Entre la guerre et le choléra
Qui pense, en ce moment, à la population yéménite? Déjà oublié en temps normal, ce terrain de guerre n’émeut plus personne en pleine pandémie de coronavirus. La proclamation, dimanche, de l’autonomie par les séparatistes du sud du Yémen n’apportera guère de réponse à ce que l’ONU qualifie de «pire crise humanitaire au monde». On comptabilise 233’000 morts en plus des dizaines de milliers de civils tués ou blessés dans les combats et des 3 millions de déplacés.
La semaine dernière, des inondations meurtrières à Aden ont provoqué des coupures d’électricité et d’eau.
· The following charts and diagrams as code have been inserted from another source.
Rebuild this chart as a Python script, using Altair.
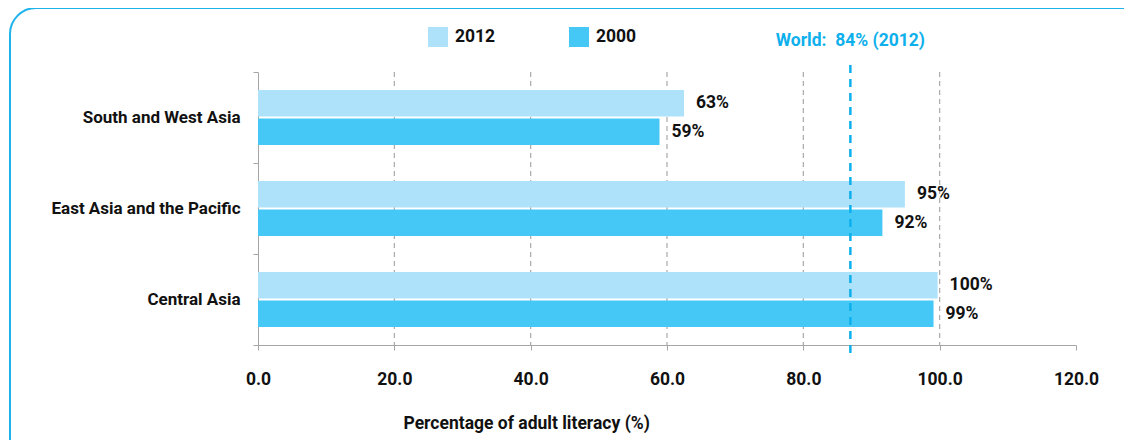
import altair as alt
import pandas as pd

# ---- data ----
regions = ["South and West Asia", "East Asia and the Pacific", "Central Asia"]
years = ["2012", "2000"]
vals_2012 = [62.5, 94.9, 99.7]
vals_2000 = [58.9, 91.6, 99.1]
labels_2012 = ["63%", "95%", "100%"]
labels_2000 = ["59%", "92%", "99%"]
x_ticks = [0, 20, 40, 60, 80, 100, 120]
grid_vals = [20, 40, 60, 80, 100]
world_val = [86.9]
world_label = ["World:\u00a0 84% (2012)"]
x_title = "Percentage of adult literacy (%)"

FONT = "Roboto, Liberation Sans, sans-serif"
FS = 17.5
LIGHT = "#AEE1FA"
DARK = "#45C8F5"
WORLD = "#0DB0EC"
W, H = 818, 273

rows = []
for r, v, l in zip(regions, vals_2012, labels_2012):
    rows.append({"region": r, "year": "2012", "value": v, "label": l})
for r, v, l in zip(regions, vals_2000, labels_2000):
    rows.append({"region": r, "year": "2000", "value": v, "label": l})
df = pd.DataFrame(rows)

y_enc = alt.Y(
    "region:N",
    sort=regions,
    scale=alt.Scale(paddingInner=0, paddingOuter=0),
    axis=alt.Axis(
        title=None, labelFont=FONT, labelFontSize=17, labelFontWeight="bold",
        labelColor="#111", labelPadding=13, labelLimit=0, tickSize=5, tickBand="extent",
        tickColor="#a6a6a6", domainColor="#a6a6a6", grid=False,
    ),
)
yoff_enc = alt.YOffset(
    "year:N", sort=years, scale=alt.Scale(paddingInner=0.07, paddingOuter=0.63)
)
x_scale = alt.Scale(domain=[0, 120], nice=False)

frame = alt.Chart(pd.DataFrame({"a": [1]})).mark_rect(
    fillOpacity=0, stroke="#1FB3EC", strokeWidth=2, cornerRadius=26
).encode(
    x=alt.value(-248), x2=alt.value(W + 80),
    y=alt.value(-64), y2=alt.value(H + 160),
)

grid = alt.Chart(pd.DataFrame({"g": grid_vals})).mark_rule(
    color="#a9a9a9", strokeDash=[5, 4], strokeWidth=1.2
).encode(x=alt.X("g:Q", scale=x_scale))

bars = alt.Chart(df).mark_bar().encode(
    x=alt.X(
        "value:Q", scale=x_scale,
        axis=alt.Axis(
            values=x_ticks, format=".1f", title=x_title, grid=False, labelFlush=False,
            labelFont=FONT, labelFontSize=FS, labelFontWeight="bold", labelColor="#111",
            labelPadding=20, tickSize=5, tickColor="#a6a6a6", domainColor="#a6a6a6",
            titleFont=FONT, titleFontSize=FS, titleFontWeight="bold", titleColor="#111",
            titleX=145, titleY=78, titleAlign="left", titleBaseline="middle",
        ),
    ),
    y=y_enc,
    yOffset=yoff_enc,
    color=alt.Color(
        "year:N", sort=years,
        scale=alt.Scale(domain=years, range=[LIGHT, DARK]),
        legend=alt.Legend(
            title=None, orient="none", legendX=170, legendY=-45, direction="horizontal",
            symbolType="square", symbolSize=400, symbolStrokeWidth=0,
            labelFont=FONT, labelFontSize=FS, labelFontWeight="bold", labelColor="#111",
            labelOffset=7, columnPadding=73,
        ),
    ),
)

labels = alt.Chart(df).mark_text(
    align="left", baseline="middle", dx=12, font=FONT, fontSize=FS,
    fontWeight="bold", color="#111",
).encode(
    x=alt.X("value:Q", scale=x_scale),
    y=y_enc,
    yOffset=yoff_enc,
    text="label:N",
)

world_rule = alt.Chart(pd.DataFrame({"w": world_val})).mark_rule(
    color=WORLD, strokeDash=[8, 6], strokeWidth=2.5
).encode(
    x=alt.X("w:Q", scale=x_scale),
    y=alt.value(-7), y2=alt.value(H + 13),
)

world_text = alt.Chart(pd.DataFrame({"w": world_val, "t": world_label})).mark_text(
    align="center", baseline="middle", font=FONT, fontSize=FS,
    fontWeight="bold", color=WORLD,
).encode(
    x=alt.X("w:Q", scale=x_scale),
    y=alt.value(-31),
    text="t:N",
)

chart = alt.layer(frame, grid, bars, labels, world_rule, world_text).properties(
    width=W, height=H,
    autosize=alt.AutoSizeParams(type="none"),
    padding={"left": 250, "top": 64, "right": 48, "bottom": 95},
    background="white",
).configure_view(stroke=None)

chart.save("out.html", embed_options={"renderer": "svg", "actions": False})
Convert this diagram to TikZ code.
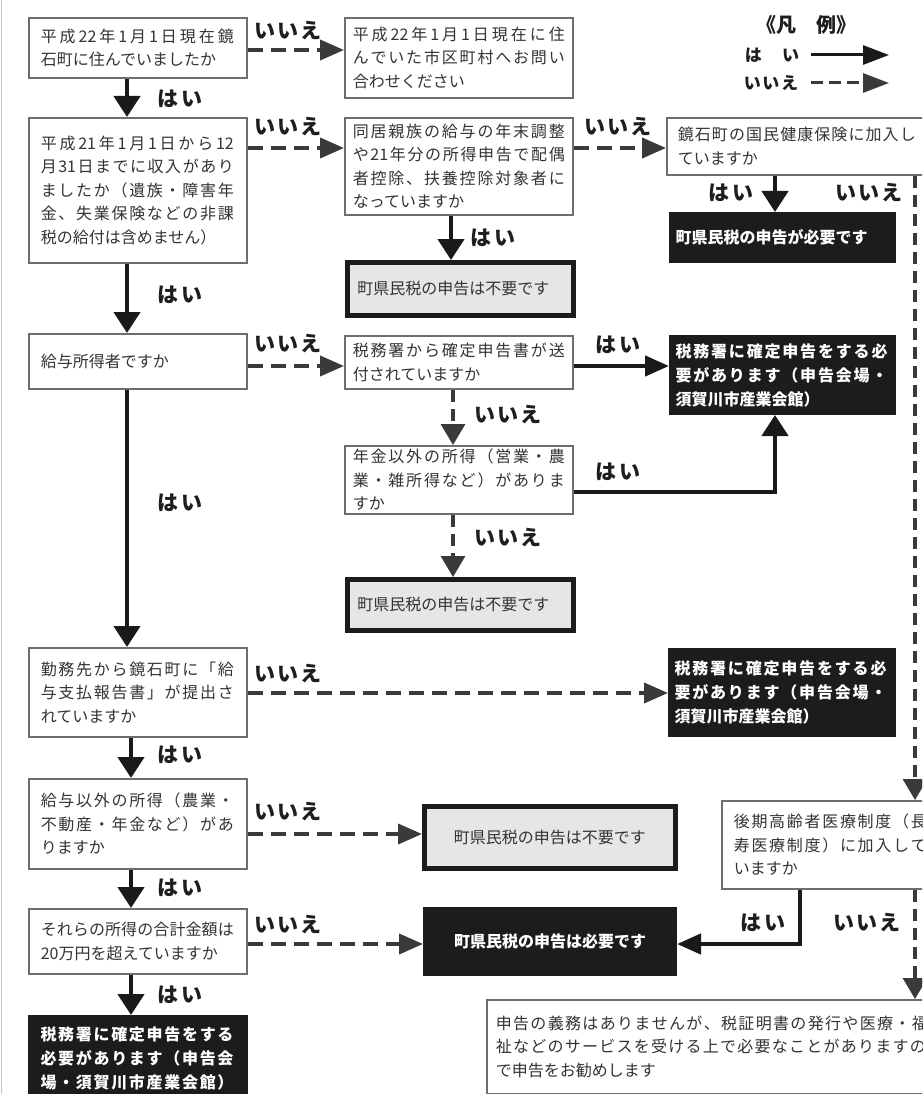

De quoi aggraver encore la situation sanitaire du Yémen, où 16 millions de personnes souffrent de la faim, où dengue, paludisme et choléra sévissent et où un premier cas de Covid-19 a été repéré.
Depuis six ans, le pays subit tant les exactions des armées séparatistes et de la coalition gouvernementale que des groupes armés Al-Qaïda et Etat islamique, dont la présence s’avère un excellent prétexte pour que l’Arabie saoudite agisse avec l’aval des Etats-Unis. «Toutes les parties ont agi au mépris total de la vie des civils ces dernières années», notent les observateurs de l’ONU. Les bombardements aériens se poursuivent sans relâche, menés par la coalition dominée par l’Arabie saoudite qui utilise des armes d’origine étasuniennes, françaises, britanniques et avec qui la Suisse commerce parfois.
Que peuvent donc les appels onusiens au cessez-le-feu face à ce conflit aux fronts multiples? Apparemment très peu. Le terrain est sensible. Il s’y livre une guerre par procuration entre l’Arabie saoudite et l’Iran: la première soutient la coalition yéménite à tendance sunnite et le second ne manque pas une occasion de se présenter en leader des Chiites – ici les Houthis, au nord du pays – face à l’Arabie saoudite. A noter que l’argument religieux est surtout un ciment pour sceller les alliances et inimitiés préexistantes.
Seule une désescalade militaire permettra d’alléger les souffrances de la population et de lui offrir un accès minimal aux soins de base. Comment y prétendre, si la communauté internationale ne sait que fermer les yeux sur ce conflit et compter les revenus liés à la vente de ses armes?